After years of feuding over how to relieve the worsening truck gridlock at local seaports, various entities in the cargo-handling chain are on the verge of agreeing to a test program under which gate hours at certain terminals would be extended. If the test proves successful, the extended hours could be instituted at all terminals.

The West Coast Waterfront Coalition a group comprised of importers, major retail chains and shipping lines this summer will meet with union officials to iron out the details for extended hours at one or two terminals at each of the two seaports.

Coalition members said they would likely propose that the gates remain open for seven hours beyond the current 8 a.m.-to-5 p.m. hours of operation, beginning early next year.

Should traffic congestion ease at the test terminals as well as on the Long Beach (710) and Harbor (110) freeways during the three-month test period, coalition officials said they would immediately push to expand the program.

"You have so much cargo on the dockyard that when a shipper or truck comes in to pick up his or her shipment to take out, it'll take several hours to move through the port complex," said Alan Atkinson, legislative representative for the coalition, which represents 60 companies. "The idea behind this pilot project is not to develop a system that runs perfectly, but to find out what works and what doesn't work financially and logistically."

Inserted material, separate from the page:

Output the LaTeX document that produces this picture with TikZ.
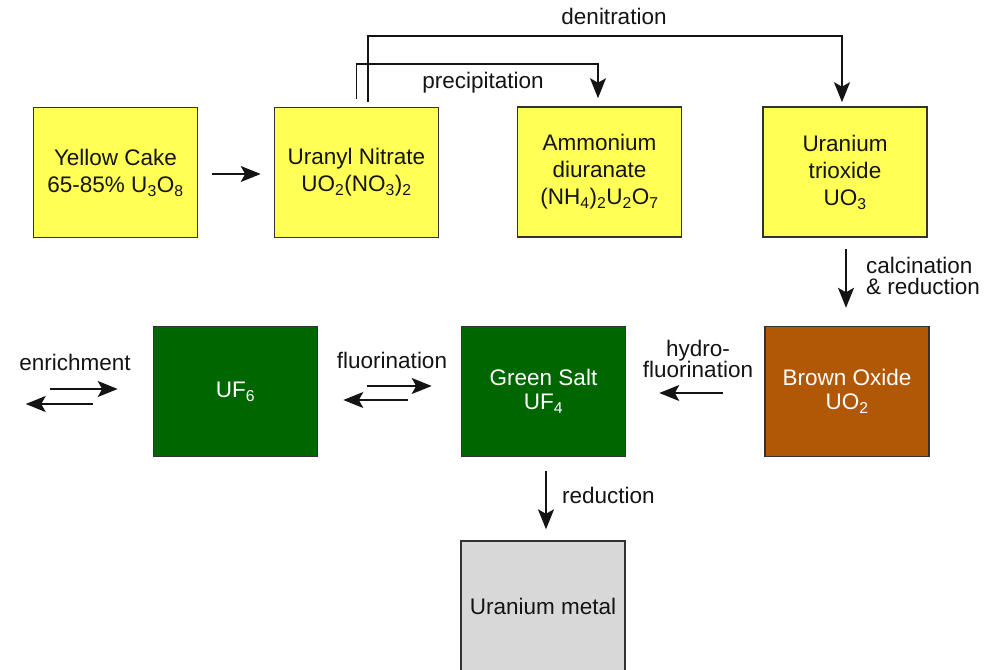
\documentclass[tikz,border=0pt]{standalone}
\usepackage{fontspec}
\setmainfont{Liberation Sans}
\usetikzlibrary{arrows.meta}
\definecolor{ybox}{RGB}{255,255,85}
\definecolor{gbox}{RGB}{0,102,0}
\definecolor{bbox}{RGB}{176,88,6}
\definecolor{mbox}{RGB}{216,216,216}
\definecolor{edge}{RGB}{50,50,50}
\definecolor{ink}{RGB}{20,20,20}
\begin{document}
\begin{tikzpicture}[x=1pt,y=-1pt,
  >={Stealth[length=20pt,width=16pt,inset=4.5pt]},
  box/.style={draw=edge, line width=1.6pt, minimum width=164pt, minimum height=130pt, inner sep=0pt, align=center, font=\fontsize{22.5}{27}\selectfont},
  ybx/.style={box, fill=ybox, text=ink},
  gbx/.style={box, fill=gbox, text=white},
  bbx/.style={box, fill=bbox, text=white},
  mbx/.style={box, fill=mbox, text=ink},
  arr/.style={draw=ink, line width=1.6pt, ->},
  lab/.style={text=ink, font=\fontsize{22.5}{21}\selectfont, inner sep=0pt, align=center}]
\fill[white] (0,0) rectangle (995,669);
\useasboundingbox (0,0) rectangle (995,669);
\clip (0,0) rectangle (995,669);

% boxes
\node[ybx] (yc) at (115.5,172.5) {Yellow Cake\\65-85\% U\textsubscript{3}O\textsubscript{8}};
\node[ybx] (un) at (356.5,172.5) {Uranyl Nitrate\\UO\textsubscript{2}(NO\textsubscript{3})\textsubscript{2}};
\node[ybx] (adu) at (599.5,172) {Ammonium\\diuranate\\(NH\textsubscript{4})\textsubscript{2}U\textsubscript{2}O\textsubscript{7}};
\node[ybx] (uto) at (845,172) {Uranium\\trioxide\\UO\textsubscript{3}};
\node[gbx] (uf6) at (235.5,391.5) {UF\textsubscript{6}};
\node[gbx, font=\fontsize{22.5}{24}\selectfont] (gs) at (543.5,391.5) {Green Salt\\UF\textsubscript{4}};
\node[bbx, font=\fontsize{22.5}{24}\selectfont] (bo) at (847,391.5) {Brown Oxide\\UO\textsubscript{2}};
\node[mbx] (um) at (543,606) {Uranium metal};

% top row
\draw[arr] ([xshift=14pt,yshift=-1.5pt]yc.east) -- ([xshift=-13pt,yshift=-1.5pt]un.west);
\draw[arr] ([yshift=7.5pt]un.north) -- ++(0,-35) -| ([xshift=-1.5pt,yshift=8pt]adu.north);
\draw[arr] ([xshift=11.5pt,yshift=4.5pt]un.north) -- ++(0,-66) -| ([xshift=-3pt,yshift=4pt]uto.north);
\node[lab] (lp) at (483,83) {precipitation};
\node[lab] (ld) at (614,16) {denitration};

% calcination
\draw[arr] ([xshift=1pt,yshift=-11pt]uto.south) -- ++(0,59);
\node[lab, anchor=west, align=left] (lc) at (866,276) {calcination\\\& reduction};

% hydrofluorination
\draw[arr] ([xshift=-41pt,yshift=-1.5pt]bo.west) -- ([xshift=33pt,yshift=-1.5pt]gs.east);
\node[lab] (lh) at (698,359) {hydro-\\fluorination};

% fluorination equilibrium
\draw[arr] ([xshift=49pt,yshift=5.5pt]uf6.east) -- ([xshift=-29pt,yshift=5.5pt]gs.west);
\draw[arr] ([xshift=-53pt,yshift=-8.5pt]gs.west) -- ([xshift=25pt,yshift=-8.5pt]uf6.east);
\node[lab] (lf) at (392,360) {fluorination};

% enrichment equilibrium
\draw[arr] ([xshift=-103pt,yshift=2.5pt]uf6.west) -- ([xshift=-35pt,yshift=2.5pt]uf6.west);
\draw[arr] ([xshift=-60pt,yshift=-12.5pt]uf6.west) -- ([xshift=-127pt,yshift=-12.5pt]uf6.west);
\node[lab] (le) at (75,362) {enrichment};

% reduction
\draw[arr] ([xshift=2.5pt,yshift=-14pt]gs.south) -- ++(0,58);
\node[lab, anchor=west] (lr) at (562,495) {reduction};
\end{tikzpicture}
\end{document}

The proposal is one of several measures under consideration by trade officials to cut the time it takes to transport the $200 billion in cargo that moves through the two ports annually.

Coalition members also would like to see an appointment system instituted, so truckers would not have to wait in line for their dock assignments. Other congestion-relief measures sought include digital signage on the highways to alert truckers of accidents, and completion of an automated dispatch system.

But critics of the extended-gate-hours proposal doubt that enough efficiencies would be gained to justify the extra operation costs. Dockworkers and truckers would be able to command time-and-a-half and double-time pay from the terminal operators most of which are units of the ocean carriers and from the warehouse and distribution facilities.

"We want parameters on it to make sure it is not a losing proposition," said Dominic Obrigkeit, spokesman for Evergreen America Corp., a ship company. "We want a (lower pay) shift differential instead of time-and-a-half or double time. But labor's going to say, 'That's your problem. If you want these gates open, they're going to be open whether there is cargo or not.' That's not the way it works having the men sitting around doing nothing."